"Some people create with words or with music or with a brush and paints. I like to make something beautiful when I run. I like to make people stop and say, 'I've never seen anyone run like that before.' It's more than just a race, it's a style. It's doing something better than anyone else. It's being creative." – Steve Prefontaine.
Running has been on my mind for as long as I can remember, but it has been even more so in this last month because of the 12 kilometer Bloomsday race in Spokane, Washington. A race that draws people from all over the United States and the world even, a race that includes ages ranging from 8 to 80 years of age, a race who’s numbers reach 50,000 on a yearly bases. This idea of getting outside of ones self in order to truly see the world from a different view point is amazing to me and it is something that I try and achieve each and every time I lace up my running shoes and head out for yet another out of the body experience.

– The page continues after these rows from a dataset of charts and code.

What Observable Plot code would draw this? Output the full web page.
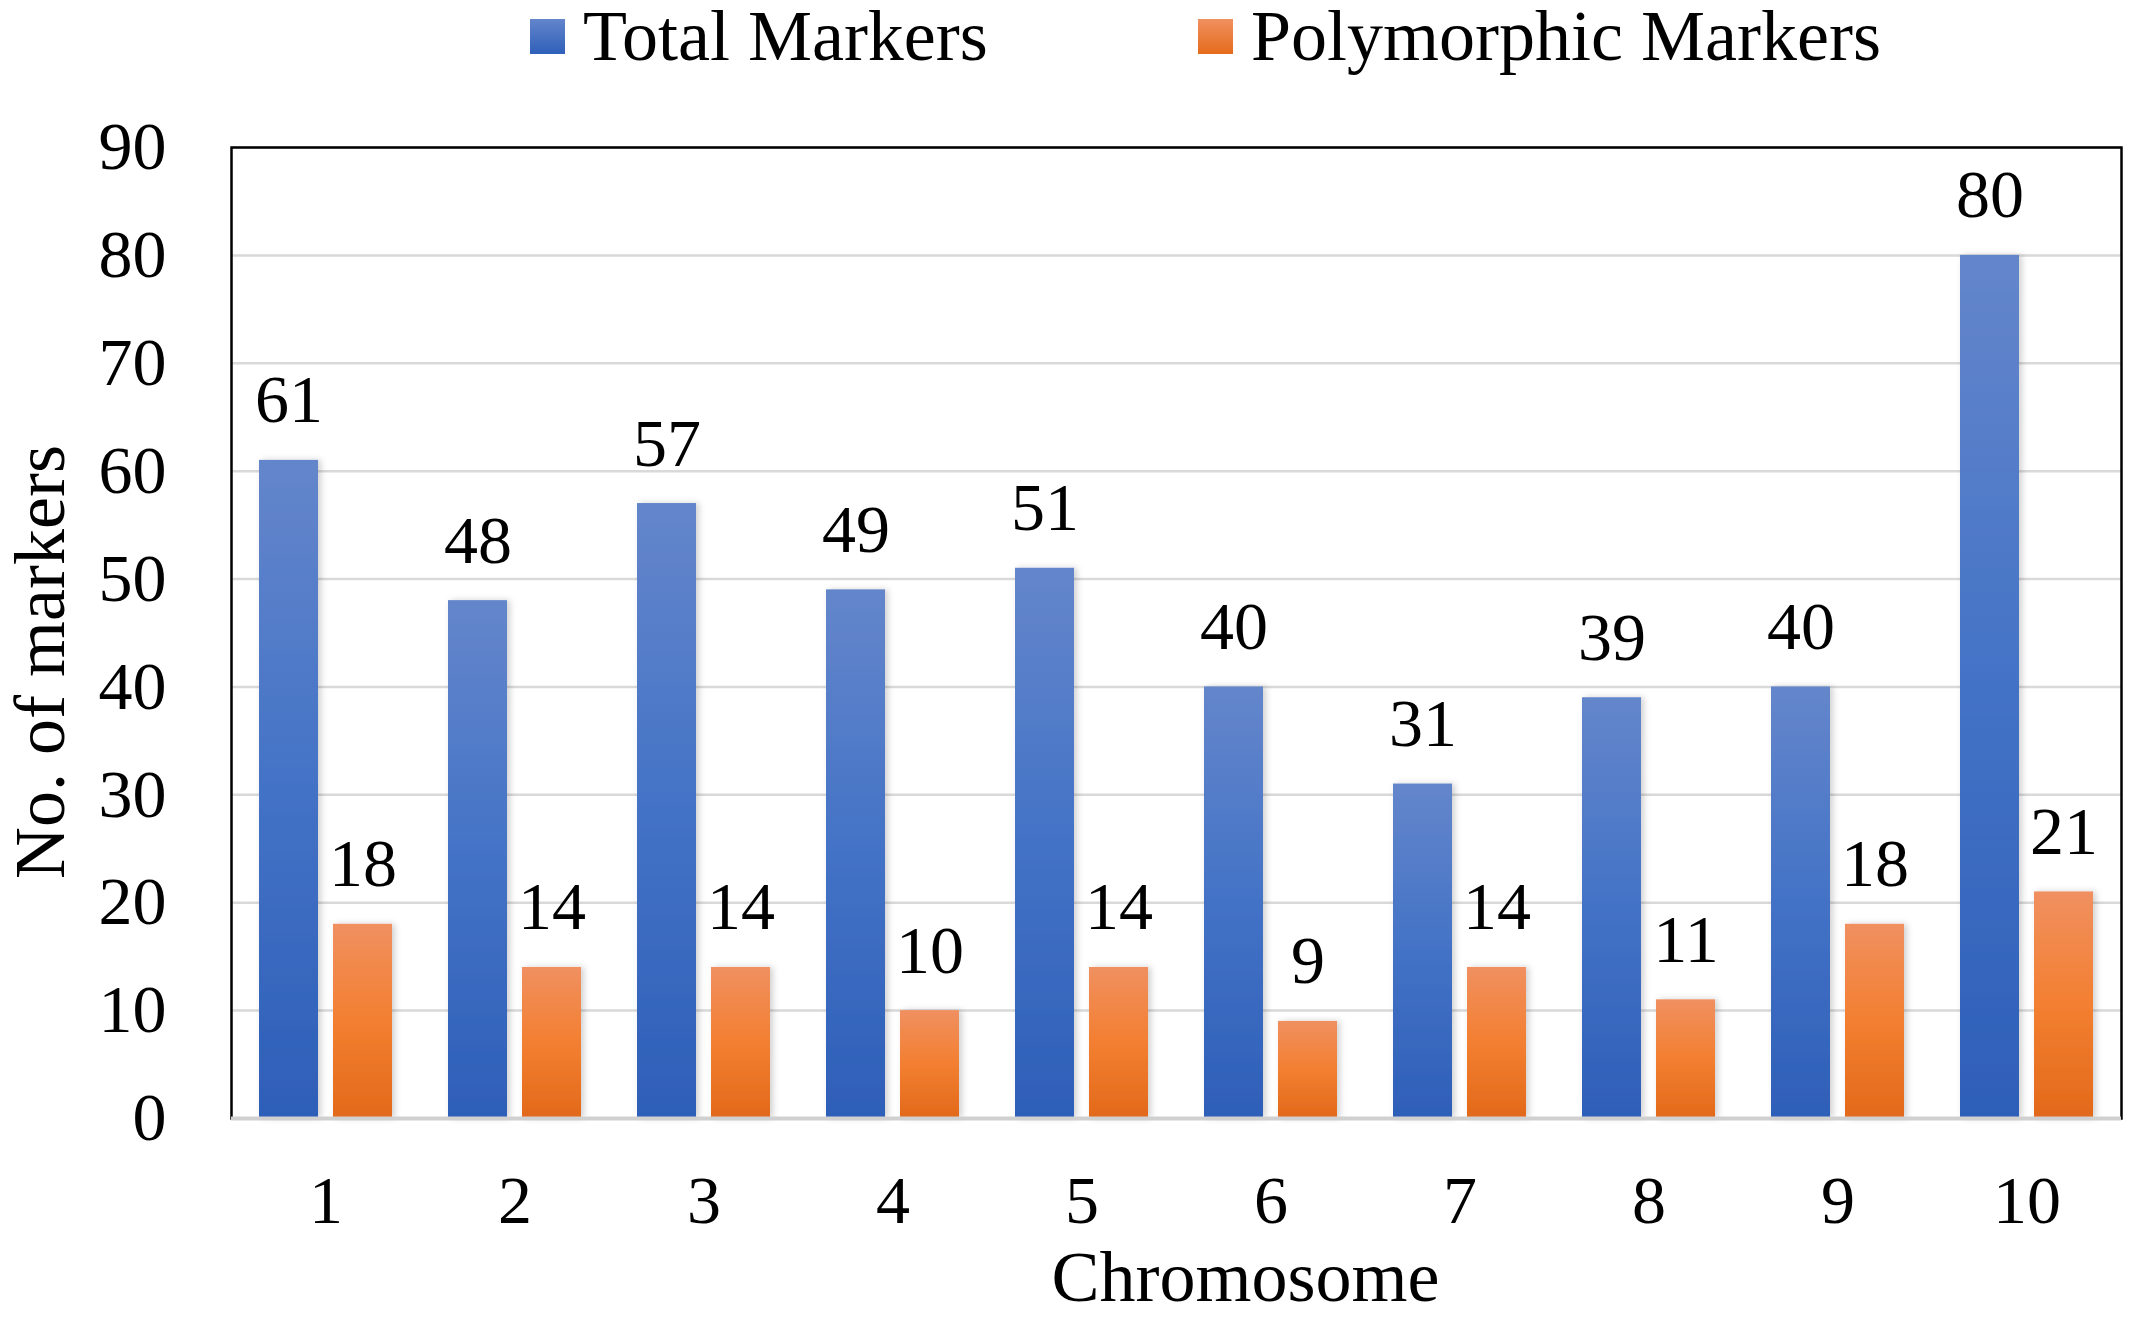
<!DOCTYPE html>
<html>
<head>
<meta charset="utf-8">
<script src="https://cdn.jsdelivr.net/npm/d3@7"></script>
<script src="https://cdn.jsdelivr.net/npm/@observablehq/plot@0.6"></script>
<style>
  html, body { margin: 0; padding: 0; background: #fff; }
  #wrap { position: relative; width: 2129px; height: 1317px; font-family: "Liberation Serif", "Times New Roman", serif; }
  #legend { position: relative; height: 95px; }
  .lg { position: absolute; top: 0; display: flex; align-items: center; font-size: 72px; line-height: 72px; color: #000; }
  .sw { width: 35px; height: 35px; margin-right: 18px; }
  #chart { position: absolute; left: 0; top: 95px; }
</style>
</head>
<body>
<div id="wrap">
  <div id="legend"></div>
  <div id="chart"></div>
</div>
<script>
const chromosomes = ["1","2","3","4","5","6","7","8","9","10"];
const totalMarkers = [61, 48, 57, 49, 51, 40, 31, 39, 40, 80];
const polymorphicMarkers = [18, 14, 14, 10, 14, 9, 14, 11, 18, 21];
const seriesNames = ["Total Markers", "Polymorphic Markers"];
const yTicks = [0, 10, 20, 30, 40, 50, 60, 70, 80, 90];

const data = chromosomes.map((c, i) => ({chr: c, total: totalMarkers[i], poly: polymorphicMarkers[i]}));

// legend
const legend = document.getElementById("legend");
const legendItems = [
  {name: seriesNames[0], grad: "linear-gradient(#6385cb, #2f60b9)", left: 530},
  {name: seriesNames[1], grad: "linear-gradient(#f09060, #e56b1b)", left: 1198}
];
for (const it of legendItems) {
  const d = document.createElement("div");
  d.className = "lg";
  d.style.left = it.left + "px";
  d.style.top = "0px";
  const sw = document.createElement("div");
  sw.className = "sw";
  sw.style.background = it.grad;
  const t = document.createElement("span");
  t.textContent = it.name;
  d.appendChild(sw);
  d.appendChild(t);
  legend.appendChild(d);
}

const defs = () => {
  const g = d3.create("svg:defs");
  const b = g.append("linearGradient").attr("id", "gBlue").attr("x1", 0).attr("x2", 0).attr("y1", 0).attr("y2", 1);
  b.append("stop").attr("offset", "0%").attr("stop-color", "#6486cb");
  b.append("stop").attr("offset", "50%").attr("stop-color", "#4372c6");
  b.append("stop").attr("offset", "100%").attr("stop-color", "#2e5fb8");
  const o = g.append("linearGradient").attr("id", "gOrange").attr("x1", 0).attr("x2", 0).attr("y1", 0).attr("y2", 1);
  o.append("stop").attr("offset", "0%").attr("stop-color", "#f09060");
  o.append("stop").attr("offset", "50%").attr("stop-color", "#f37f31");
  o.append("stop").attr("offset", "100%").attr("stop-color", "#e2691a");
  const f = g.append("filter").attr("id", "shadow").attr("x", "-20%").attr("y", "-5%").attr("width", "140%").attr("height", "110%");
  f.append("feDropShadow").attr("dx", 3).attr("dy", 0).attr("stdDeviation", 3).attr("flood-color", "#000").attr("flood-opacity", 0.18);
  return g.node();
};

const chart = Plot.plot({
  width: 2129,
  height: 1222,
  marginTop: 52,
  marginBottom: 199,
  marginLeft: 231,
  marginRight: 8,
  style: {fontFamily: "Liberation Serif, Times New Roman, serif", fontSize: "68px", color: "#000", background: "#fff"},
  x: {domain: chromosomes, padding: 0, label: null, tickSize: 0, tickPadding: 56},
  y: {domain: [0, 90], ticks: yTicks, label: null, tickSize: 0, tickPadding: 65},
  marks: [
    defs,
    Plot.ruleY(yTicks.filter(t => t > 0), {stroke: "#d9d9d9", strokeWidth: 2.5}),
    Plot.barY(data, {x: "chr", y: "total", fill: "url(#gBlue)", insetLeft: 28, insetRight: 102}),
    Plot.barY(data, {x: "chr", y: "poly", fill: "url(#gOrange)", insetLeft: 102, insetRight: 28}),
    Plot.frame({stroke: "#000", strokeWidth: 2.5}),
    Plot.ruleY([0], {stroke: "#d0d0d0", strokeWidth: 4}),
    Plot.text(data, {x: "chr", y: "total", text: d => String(d.total), dx: -37, dy: -38, lineAnchor: "bottom", fontSize: 68, fill: "#000"}),
    Plot.text(data, {x: "chr", y: "poly", text: d => String(d.poly), dx: 37, dy: -38, lineAnchor: "bottom", fontSize: 68, fill: "#000"}),
    Plot.text(["No. of markers"], {frameAnchor: "left", textAnchor: "middle", lineAnchor: "middle", dx: -191, dy: 29, rotate: -90, fontSize: 72, fill: "#000"}),
    Plot.text(["Chromosome"], {frameAnchor: "bottom", textAnchor: "middle", dx: 69, dy: 182, fontSize: 72, fill: "#000"})
  ]
});
d3.select(chart).selectAll("[aria-label='bar'] rect").attr("filter", "url(#shadow)");
document.getElementById("chart").appendChild(chart);
</script>
</body>
</html>
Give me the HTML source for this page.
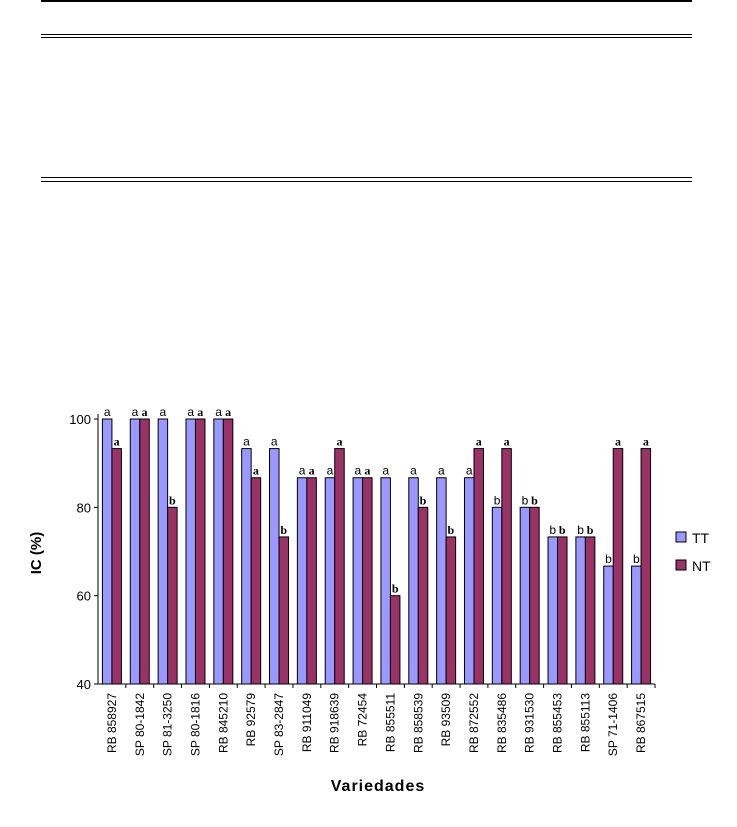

I run. More that most people think is normal, a lot more. I love it, especially when it sucks and I collapse at the end of the day smiling because I’m dog tired and sore as hell. Pure bliss, by my definition, consists of nothing more than miles of trails stretching forever in front of me, mine for the taking. I love the feeling of pain fighting for control during a race. I hate being called a ‘jogger’. I need to hurt; it proves that I’m alive. I hate running almost as much as I love it. The most quintessential form of art, the human body pushing itself beyond the maximum, into the unknown, while all ideology flies by, like and human…dissolving. I was born to run, not born to run faster than everyone, but given that desire…I’ve met few people with the same passion for running. It never ceases to amaze me that after 20 miles of torment I can wake up the next morning begging for more.
I can’t say that I know what an out of the body experience feels like but as far as I’m concerned, running and long segments of physical exercise is the closest anyone can really get to reaching that sense of enlightenment at this stage in our world with the technology that we have.
When I am running, I enter a different zone, a place where I can think about everything and nothing at the same time. A place where everything makes sense, but at the same time nothing does. I ask myself why I go run and there is only one answer.
Runners High.
No, its not any kind of drug you can find on the black market or what not, it is something that comes from within yourself. Runner high is that feeling you get when you are dog tired, dead on your feet yet you feel so great that all you can do is smile. The feeling I have at the end of a long race is like nothing I can fully explain. Runners High is ‘The Other’ in this case because it is something that many of us do not understand either because we do not run or because we have never run fast or hard enough to reach that level of knowledge. To know that I have just pushed my body to its limit is what makes me believe that this is an out of the body experience.
"A lot of people run a race to see who is fastest. I run to see who has the most guts, who can punish himself into exhausting pace, and then at the end, punish himself even more. Nobody is going to win a 5,000 meter race after running an easy 2 miles. Not with me. If I lose forcing the pace all the way, well, at least I can live with myself." –Prefontaine.